Sugar Pumpkin Crème Pie (p.194) Pumpkin pie is usually pretty meh. Not bad. Not great. Just sort of dutifully makes it’s texturally weird appearance. When I saw Tom’s recipe for the sugar pumpkin crème pie, I was intrigued. Here was a pumpkin pie I could stand behind! The blind baked flaky but tender pie crust is covered with a layer of crushed gingersnaps and butter and topped with the a mix of pumpkin purée with a crème anglaise. Yes. It was fantastic. When I make it again I’ll use a bit less heavy cream so it isn’t quite so rich, but. this pie is good. We topped it with the sugar cranberries and some powdered sugared pastry leaves. I’m a pumpkin pie convert.
“Hot Buttered Rum” Apple Pie (p. 199) Tom gives very clear instructions on how to use the tender but flaky pie dough. He tells us that because it is a softer dough, with a large proportion of pastry flour, that the rim should not be fluted or high (or otherwise decorated much) because it will collapse. Head this warning. Because if you do not, it will collapse and it will spill over. Being the pie newbie, I made cute leaf cut out edges that overlapped the edge of the pan. I checked in on the pie and the crust was dripping down on the drip pan below. I quickly shoved it back up with a knife. It solved the problem, but resulted in a far-less pretty pie than it should have been. The pie was good though! I couldn’t taste the rum too much (or perhaps, I was too far into my Rye Sours** to notice…), but the pie was great! The crust was perfect, though ugly. The apples (gravenstein, as called for) I used got soft quicker than I expected, so I’d keep a better eye on that next time. But, first fruit pie, I’m calling it a success!
I didn’t get to many things I wanted to make. Such as the English Muffins. Or the Coconut Cream Pie. I won’t say I was too busy. We are all busy in our own ways and I’m trying to stop saying that. We all make choices. Instead of cooking when I could, I opted instead to commune with the sofa and a giant pile of old movies. Choices. And, in the end, I feel it was a pretty rocking mix of choices. A good start on The Dahlia Bakery Cookbook. And a good start on the embarrassingly long list of movies I haven’t seen. Win-win. The coconut pie is still coming this weekend though. It is my mom’s favorite also, so I saved it till she would be visiting.
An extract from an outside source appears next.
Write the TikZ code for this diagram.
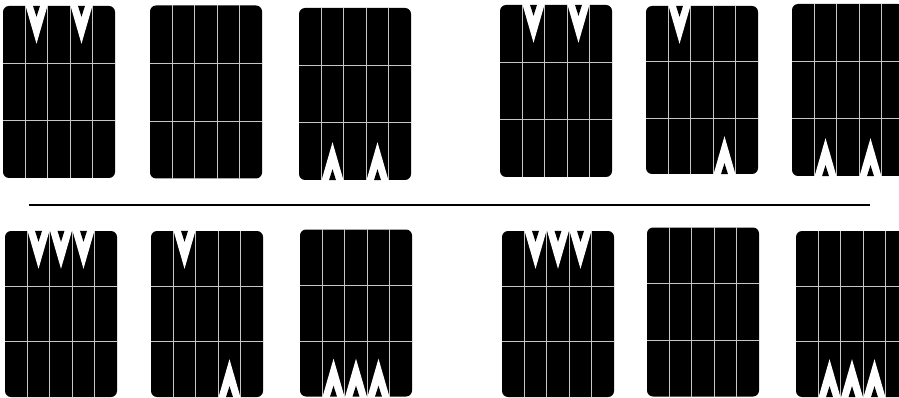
\documentclass[tikz,border=0pt]{standalone}
\usepackage{tikz}
\usetikzlibrary{calc}

\begin{document}
\begin{tikzpicture}[
  x=1pt, y=-1pt,
  card/.style   ={rectangle, fill=black, rounded corners=6pt, minimum width=112pt, inner sep=0pt},
  gridline/.style={draw=gray!45, line width=0.8pt},
  notch/.style  ={fill=white},
  divider/.style={draw=black, line width=1.6pt}
]

\useasboundingbox (0,0) rectangle (899,398);
\clip (0,0) rectangle (899,398);

%% Cards: name / centre x / centre y / height (top row, then bottom row)
\foreach \n/\x/\y/\h in {c1/59/92/172, c2/206/92/173, c3/355/94/172,
                         c4/556/91/172, c5/702/90/168, c6/848/90/172,
                         c7/61/314/166, c8/207/314/166, c9/356/313/167,
                         c10/558/314/166, c11/703/312/169, c12/852/314/166}{
  \node[card, minimum height=\h pt] (\n) at (\x,\y) {};
}

%% Grid: 5 columns, 3 rows on every card
\foreach \n in {c1,c2,c3,c4,c5,c6,c7,c8,c9,c10,c11,c12}{
  \foreach \f in {0.2,0.4,0.6,0.8}
    \draw[gridline] ($(\n.north west)!\f!(\n.north east)$) -- ($(\n.south west)!\f!(\n.south east)$);
  \foreach \f in {0.333,0.667}
    \draw[gridline] ($(\n.north west)!\f!(\n.south west)$) -- ($(\n.north east)!\f!(\n.south east)$);
}

%% Notches from the top edge (card / column)
\foreach \n/\k in {c1/2, c1/4, c4/2, c4/4, c5/2, c7/2, c7/3, c7/4,
                   c8/2, c10/2, c10/3, c10/4}{
  \fill[notch] ($(\n.north west)!{0.2*(\k-1)}!(\n.north east)+(0,-1)$)
    -- ($(\n.north west)!{0.2*\k-0.1}!(\n.north east)+(0,38)$)
    -- ($(\n.north west)!{0.2*\k}!(\n.north east)+(0,-1)$) -- cycle;
  \fill[black] ($(\n.north west)!{0.2*\k-0.1}!(\n.north east)+(-3.5,0)$)
    -- ++(3.5,11) -- ++(3.5,-11) -- cycle;
}

%% Notches from the bottom edge (card / column)
\foreach \n/\k in {c3/2, c3/4, c5/4, c6/2, c6/4, c8/4,
                   c9/2, c9/3, c9/4, c12/2, c12/3, c12/4}{
  \fill[notch] ($(\n.south west)!{0.2*(\k-1)}!(\n.south east)+(0,1)$)
    -- ($(\n.south west)!{0.2*\k-0.1}!(\n.south east)+(0,-38)$)
    -- ($(\n.south west)!{0.2*\k}!(\n.south east)+(0,1)$) -- cycle;
  \fill[black] ($(\n.south west)!{0.2*\k-0.1}!(\n.south east)+(-3.5,0)$)
    -- ++(3.5,-11) -- ++(3.5,11) -- cycle;
}

%% Dividing rule between the two rows
\coordinate (ruleL) at (29,205);
\coordinate (ruleR) at (870,205);
\draw[divider] (ruleL) -- (ruleR);

\end{tikzpicture}
\end{document}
- Did the recipes taste good? Totally. With the exception of the average scones (and the more-is-better-ification of the grilled cheese), I loved everything.
- Would I use it again? Yes. There are still a lot of things I need to get to. I’m still after the english muffins and coconut cream pie, as I mentioned. But I can’t wait to make the apple dumplings with date butter, peanut butter sandwich cookies,and the pear tart.
- Is it reliable? Yes, the directions were clear and instructive. I really appreciated all the information about how to mix, roll, shape, and bake pastry dough. As a life-long pie dough avoider, it helped me feel confident.
- Can I replicate the recipes and are the results worth the effort? Yes! None of mine were as pretty as the book versions. But everything turned out great and nothing was difficult.
So here we are – the end of the November review and starting up the last month of Cook the Books! with Homemade Pantry by Alana Chernila. Wow! Can’t wait to see what you do for December!
**Rye Sour was the Thanksgiving cocktail of choice: Proportions vary, but this is what we did: 2.5oz rye (we used Bulleit), 1 oz simple syrup, ¾ oz lemon juice. Shake with ice. Pour over ice. Give it a red wine float (we used a syrah).